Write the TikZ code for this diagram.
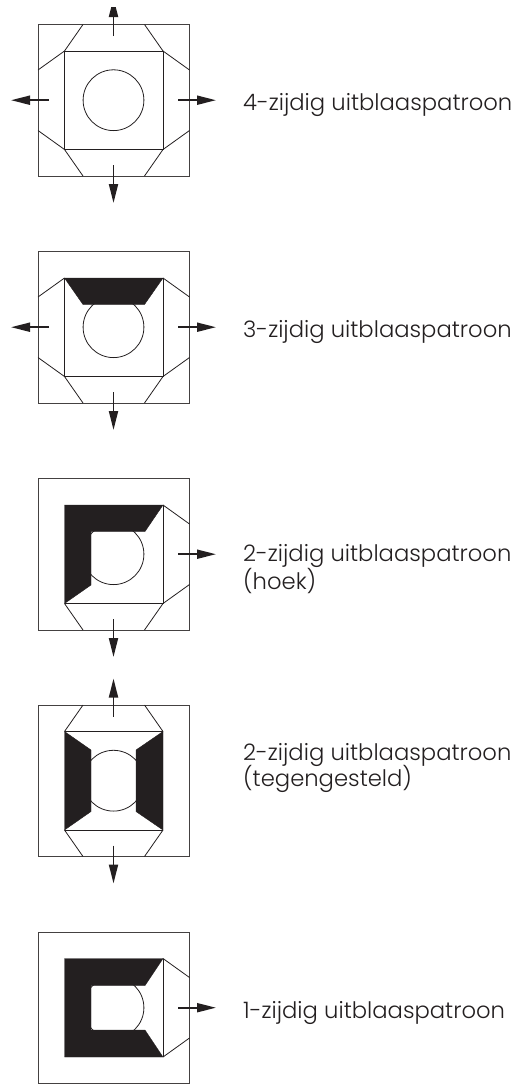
\documentclass[tikz,border=0pt]{standalone}
\usepackage{fontspec}
\setmainfont{Poppins Light}
\usetikzlibrary{arrows.meta}
\definecolor{ink}{HTML}{231F20}
\tikzset{
  x=1pt,y=-1pt,
  outer/.style={draw=ink!85,line width=0.85pt},
  thin line/.style={draw=ink,line width=0.8pt},
  dark/.style={fill=ink,draw=ink,line width=0.4pt,line join=miter},
  flow/.style={draw=ink,line width=1.9pt,-{Stealth[length=19pt,width=9pt,inset=0pt]}},
  lab/.style={anchor=base west,inner sep=0pt,text=ink,font=\fontsize{22.7}{28}\selectfont}
}
\newcommand{\baseframe}{\draw[outer] (38,24.5) rectangle (189.5,176);
  \draw[thin line] (113.5,100.2) circle (30.4);}
\newcommand{\cornT}{\draw[thin line] (64.5,51)--(83,24.5) (163,51)--(144.5,24.5);}
\newcommand{\cornB}{\draw[thin line] (64.5,149.5)--(83,176) (163,149.5)--(144.5,176);}
\newcommand{\cornL}{\draw[thin line] (64.5,51)--(38,70) (64.5,149.5)--(38,130.5);}
\newcommand{\cornR}{\draw[thin line] (163,51)--(189.5,70) (163,149.5)--(189.5,130.5);}
\newcommand{\arrT}{\draw[flow] (113.5,36)--(113.5,-2);}
\newcommand{\arrB}{\draw[flow] (113.5,165)--(113.5,203);}
\newcommand{\arrL}{\draw[flow] (49,100.2)--(11,100.2);}
\newcommand{\arrR}{\draw[flow] (178,100.2)--(216,100.2);}
\begin{document}
\begin{tikzpicture}
\useasboundingbox (0,0) rectangle (520,1084);
\clip (0,7) rectangle (520,1084);
% panel 1
\begin{scope}
  \baseframe
  \draw[thin line] (64.5,51) rectangle (163,149.5);
  \cornT\cornB\cornL\cornR
  \arrT\arrB\arrL\arrR
  \node[lab] (t1) at (243,110) {4-zijdig uitblaaspatroon};
\end{scope}
% panel 2
\begin{scope}[shift={(0,227)}]
  \baseframe
  \draw[thin line] (64.5,51) rectangle (163,149.5);
  \draw[dark] (64.5,51)--(163,51)--(144.5,77.5)--(83,77.5)--cycle;
  \cornB\cornL\cornR
  \arrB\arrL\arrR
  \node[lab] (t2) at (243,110) {3-zijdig uitblaaspatroon};
\end{scope}
% panel 3
\begin{scope}[shift={(0,454)}]
  \baseframe
  \draw[thin line] (163,51)--(163,149.5)--(64.5,149.5);
  \draw[dark] (64.5,51)--(163,51)--(145,77.5)--(91,77.5)--(91,131)--(64.5,149.5)--cycle;
  \cornB\cornR
  \arrB\arrR
  \node[lab] (t3a) at (243,107.5) {2-zijdig uitblaaspatroon};
  \node[lab] (t3b) at (243,135) {(hoek)};
\end{scope}
% panel 4
\begin{scope}[shift={(0,680.5)}]
  \baseframe
  \draw[thin line] (64.5,51)--(163,51) (64.5,149.5)--(163,149.5);
  \draw[dark] (64.5,51)--(91,69.5)--(91,131)--(64.5,149.5)--cycle;
  \draw[dark] (163,51)--(136,69.5)--(136,131)--(163,149.5)--cycle;
  \cornT\cornB
  \arrT\arrB
  \node[lab] (t4a) at (243,79.5) {2-zijdig uitblaaspatroon};
  \node[lab] (t4b) at (243,106) {(tegengesteld)};
\end{scope}
% panel 5
\begin{scope}[shift={(0,907.5)}]
  \baseframe
  \draw[thin line] (163,51)--(163,149.5);
  \draw[dark,even odd rule] (64.5,51)--(163,51)--(145,78)--(91,78)--(91,122.5)--(145,122.5)--(163,149.5)--(64.5,149.5)--cycle;
  \cornR
  \arrR
  \node[lab] (t5) at (243,110.5) {1-zijdig uitblaaspatroon};
\end{scope}
\end{tikzpicture}
\end{document}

What you have to do
Omit the pictures, then output the rest of the listing exactly.

Exercise output
Write the TikZ code for this diagram.
\documentclass[tikz,border=0pt]{standalone}
\usepackage{fontspec}
\setmainfont{Poppins Light}
\usetikzlibrary{arrows.meta}
\definecolor{ink}{HTML}{231F20}
\tikzset{
  x=1pt,y=-1pt,
  outer/.style={draw=ink!85,line width=0.85pt},
  thin line/.style={draw=ink,line width=0.8pt},
  dark/.style={fill=ink,draw=ink,line width=0.4pt,line join=miter},
  flow/.style={draw=ink,line width=1.9pt,-{Stealth[length=19pt,width=9pt,inset=0pt]}},
  lab/.style={anchor=base west,inner sep=0pt,text=ink,font=\fontsize{22.7}{28}\selectfont}
}
\newcommand{\baseframe}{\draw[outer] (38,24.5) rectangle (189.5,176);
  \draw[thin line] (113.5,100.2) circle (30.4);}
\newcommand{\cornT}{\draw[thin line] (64.5,51)--(83,24.5) (163,51)--(144.5,24.5);}
\newcommand{\cornB}{\draw[thin line] (64.5,149.5)--(83,176) (163,149.5)--(144.5,176);}
\newcommand{\cornL}{\draw[thin line] (64.5,51)--(38,70) (64.5,149.5)--(38,130.5);}
\newcommand{\cornR}{\draw[thin line] (163,51)--(189.5,70) (163,149.5)--(189.5,130.5);}
\newcommand{\arrT}{\draw[flow] (113.5,36)--(113.5,-2);}
\newcommand{\arrB}{\draw[flow] (113.5,165)--(113.5,203);}
\newcommand{\arrL}{\draw[flow] (49,100.2)--(11,100.2);}
\newcommand{\arrR}{\draw[flow] (178,100.2)--(216,100.2);}
\begin{document}
\begin{tikzpicture}
\useasboundingbox (0,0) rectangle (520,1084);
\clip (0,7) rectangle (520,1084);
% panel 1
\begin{scope}
  \baseframe
  \draw[thin line] (64.5,51) rectangle (163,149.5);
  \cornT\cornB\cornL\cornR
  \arrT\arrB\arrL\arrR
  \node[lab] (t1) at (243,110) {4-zijdig uitblaaspatroon};
\end{scope}
% panel 2
\begin{scope}[shift={(0,227)}]
  \baseframe
  \draw[thin line] (64.5,51) rectangle (163,149.5);
  \draw[dark] (64.5,51)--(163,51)--(144.5,77.5)--(83,77.5)--cycle;
  \cornB\cornL\cornR
  \arrB\arrL\arrR
  \node[lab] (t2) at (243,110) {3-zijdig uitblaaspatroon};
\end{scope}
% panel 3
\begin{scope}[shift={(0,454)}]
  \baseframe
  \draw[thin line] (163,51)--(163,149.5)--(64.5,149.5);
  \draw[dark] (64.5,51)--(163,51)--(145,77.5)--(91,77.5)--(91,131)--(64.5,149.5)--cycle;
  \cornB\cornR
  \arrB\arrR
  \node[lab] (t3a) at (243,107.5) {2-zijdig uitblaaspatroon};
  \node[lab] (t3b) at (243,135) {(hoek)};
\end{scope}
% panel 4
\begin{scope}[shift={(0,680.5)}]
  \baseframe
  \draw[thin line] (64.5,51)--(163,51) (64.5,149.5)--(163,149.5);
  \draw[dark] (64.5,51)--(91,69.5)--(91,131)--(64.5,149.5)--cycle;
  \draw[dark] (163,51)--(136,69.5)--(136,131)--(163,149.5)--cycle;
  \cornT\cornB
  \arrT\arrB
  \node[lab] (t4a) at (243,79.5) {2-zijdig uitblaaspatroon};
  \node[lab] (t4b) at (243,106) {(tegengesteld)};
\end{scope}
% panel 5
\begin{scope}[shift={(0,907.5)}]
  \baseframe
  \draw[thin line] (163,51)--(163,149.5);
  \draw[dark,even odd rule] (64.5,51)--(163,51)--(145,78)--(91,78)--(91,122.5)--(145,122.5)--(163,149.5)--(64.5,149.5)--cycle;
  \cornR
  \arrR
  \node[lab] (t5) at (243,110.5) {1-zijdig uitblaaspatroon};
\end{scope}
\end{tikzpicture}
\end{document}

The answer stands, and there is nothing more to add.